With fulfillment still being carried out mostly online, stores don’t need to house inventory in their limited space, letting them dedicate more room to education and experience. And when customers are standing right in front of sales associates, those associates can start direct conversations that are impossible with eCommerce, gathering information about purchasing decisions that can then be fed back into the online stores.
Two directions, one shared goal
Retail is changing fast, with power shifting from brands to consumers. People don’t like being told what to think—or, likewise, what to buy. Brands can no longer get away with relying on influencers or their own content to create sales; consumers crave a deeper, more meaningful connection that goes beyond celebrity recommendations.
And even though they seem diametrically opposed, user-generated content and brick-and-mortar expansion are both strong ways to build those crucial, evolved brand-customer relationships.
With UGC, brands see their customers become ambassadors and give real people’s voices to their marketing. Sure, the UGC may not hit every marketing talking point perfectly and the brands don’t have total control of the message—but that’s the point. It’s more raw and authentic, so it resonates far more with today’s more savvy customers.
With the move to physical locations, brands can have three-dimensional, five-senses engagement with their customers. That level of interaction puts human faces on a business that’s otherwise just something people consume on a screen.

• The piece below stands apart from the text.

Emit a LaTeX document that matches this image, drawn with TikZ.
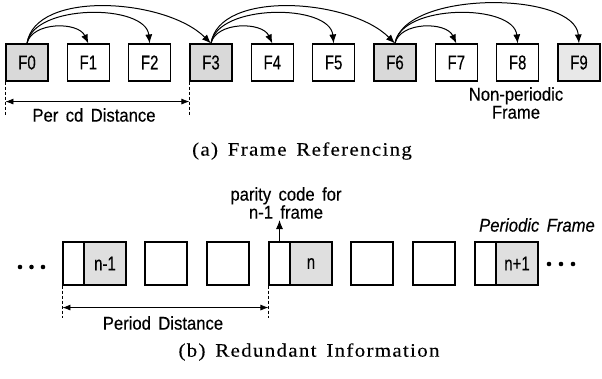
\documentclass[tikz,border=0pt]{standalone}
\usepackage{fontspec}
\setmainfont{Liberation Sans}
\newfontfamily\labfont[FakeStretch=0.9,WordSpace=1.6,FakeBold=0.3]{Liberation Sans}
\newfontfamily\flabfont[FakeStretch=0.75,FakeBold=0.3]{Liberation Sans}
\newfontfamily\capfont[FakeStretch=1.1,LetterSpace=7,WordSpace=1.5,FakeBold=0.2]{Liberation Serif}
\usetikzlibrary{arrows.meta}
\tikzset{
  fbox/.style={draw, line width=1.1pt, minimum width=42pt, minimum height=37pt, inner sep=0pt,
    font=\flabfont\fontsize{20}{20}\selectfont},
  fshade/.style={fbox, fill=gray!30},
  bbox/.style={draw, line width=1.1pt, minimum width=42pt, minimum height=43pt, inner sep=0pt,
    font=\flabfont\fontsize{20}{20}\selectfont},
  bhalf/.style={bbox, minimum width=21pt},
  bshade/.style={bbox, fill=gray!25},
  refarrow/.style={-{Latex[length=9pt,width=7pt]}, line width=1pt},
  dimarrow/.style={{Latex[length=8pt,width=6pt]}-{Latex[length=8pt,width=6pt]}, line width=0.8pt},
  guide/.style={line width=0.7pt, dash pattern=on 3pt off 2pt},
  lab/.style={font=\labfont\fontsize{18.5}{18}\selectfont, inner sep=0pt, align=center},
  capt/.style={font=\capfont\fontsize{19}{20}\selectfont, inner sep=0pt},
  dotc/.style={fill=black}
}
\begin{document}
\begin{tikzpicture}[x=1pt,y=-1pt]
\useasboundingbox (0,0) rectangle (602,378);
% ---- (a) frame referencing ----
\foreach \i in {0,...,9}{
  \pgfmathsetmacro{\xx}{27+61.33*\i}
  \ifnum\i=0 \node[fshade] (F\i) at (\xx,62.5) {F\i};
  \else\ifnum\i=3 \node[fshade] (F\i) at (\xx,62.5) {F\i};
  \else\ifnum\i=6 \node[fshade] (F\i) at (\xx,62.5) {F\i};
  \else\ifnum\i=9 \node[fbox, fill=gray!18] (F\i) at (\xx,62.5) {F\i};
  \else \node[fbox] (F\i) at (\xx,62.5) {F\i};
  \fi\fi\fi\fi
}
\foreach \a/\b/\c/\d in {F0/F1/F2/F3, F3/F4/F5/F6, F6/F7/F8/F9}{
  \draw[refarrow] (\a.north) .. controls +(5,-22) and +(-10,-22) .. (\b.north);
  \draw[refarrow] (\a.north) .. controls +(6,-40) and +(-4,-40) .. (\c.north);
}
\draw[refarrow] (F0.north) .. controls +(8,-54) and +(-45,-45) .. (F3.north);
\draw[refarrow] (F3.north) .. controls +(8,-54) and +(-45,-45) .. (F6.north);
\draw[refarrow] (F6.north) .. controls +(10,-54) and +(-4,-52) .. (F9.north);
% dimension (a)
\draw[guide] (F0.south west) -- ++(0,33);
\draw[guide] (F3.south west) -- ++(0,33);
\draw[dimarrow] ([yshift=-20pt]F0.south west) -- ([yshift=-20pt]F3.south west);
\node[lab] (pdA) at (94,115) {Per cd Distance};
\node[lab] (np) at (516,103) {Non-periodic\\Frame};
\node[capt] (capA) at (302,151) {(a) Frame Referencing};
% ---- (b) redundant information ----
\node[bhalf]  (a1) at (73.5,263.5) {};
\node[bshade] (n1) at (105,263.5) {n-1};
\node[bbox]   (s1) at (166,263.5) {};
\node[bbox]   (s2) at (228,263.5) {};
\node[bhalf]  (a2) at (279.5,263.5) {};
\node[bshade] (n2) at (311,263.5) {n};
\node[bbox]   (s3) at (372,263.5) {};
\node[bbox]   (s4) at (434,263.5) {};
\node[bhalf]  (a3) at (485.5,263.5) {};
\node[bshade] (n3) at (517,263.5) {n+1};
% dots
\foreach \x in {20,31.5,43} \fill[dotc] (\x,267) circle (2.3);
\foreach \x in {549,561,573} \fill[dotc] (\x,264) circle (2.3);
% parity arrow
\coordinate (pt) at (279.5,220);
\draw[refarrow] (a2.north) -- (pt);
\node[lab] (par) at (286,203) {parity code for\\n-1 frame};
\node[lab, font=\labfont\itshape\fontsize{18.5}{18}\selectfont] (pf) at (537,225) {Periodic Frame};
% dimension (b)
\draw[guide] (a1.south west) -- ++(0,32);
\draw[guide] (a2.south west) -- ++(0,32);
\draw[dimarrow] ([yshift=-22pt]a1.south west) -- ([yshift=-22pt]a2.south west);
\node[lab] (pdB) at (163,323) {Period Distance};
\node[capt] (capB) at (309,352) {(b) Redundant Information};
\end{tikzpicture}
\end{document}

So while brands like Sephora and Glossier might look like they’re moving in entirely different directions, both approaches are an attempt to solve the same problem: adapting to more-empowered consumers. Buyers have access to more information and reviews than ever to make their own decisions.
Whether brands are building brick-and-mortar stores or online community platforms, everyone’s moving in the same direction: putting consumers’ voices first.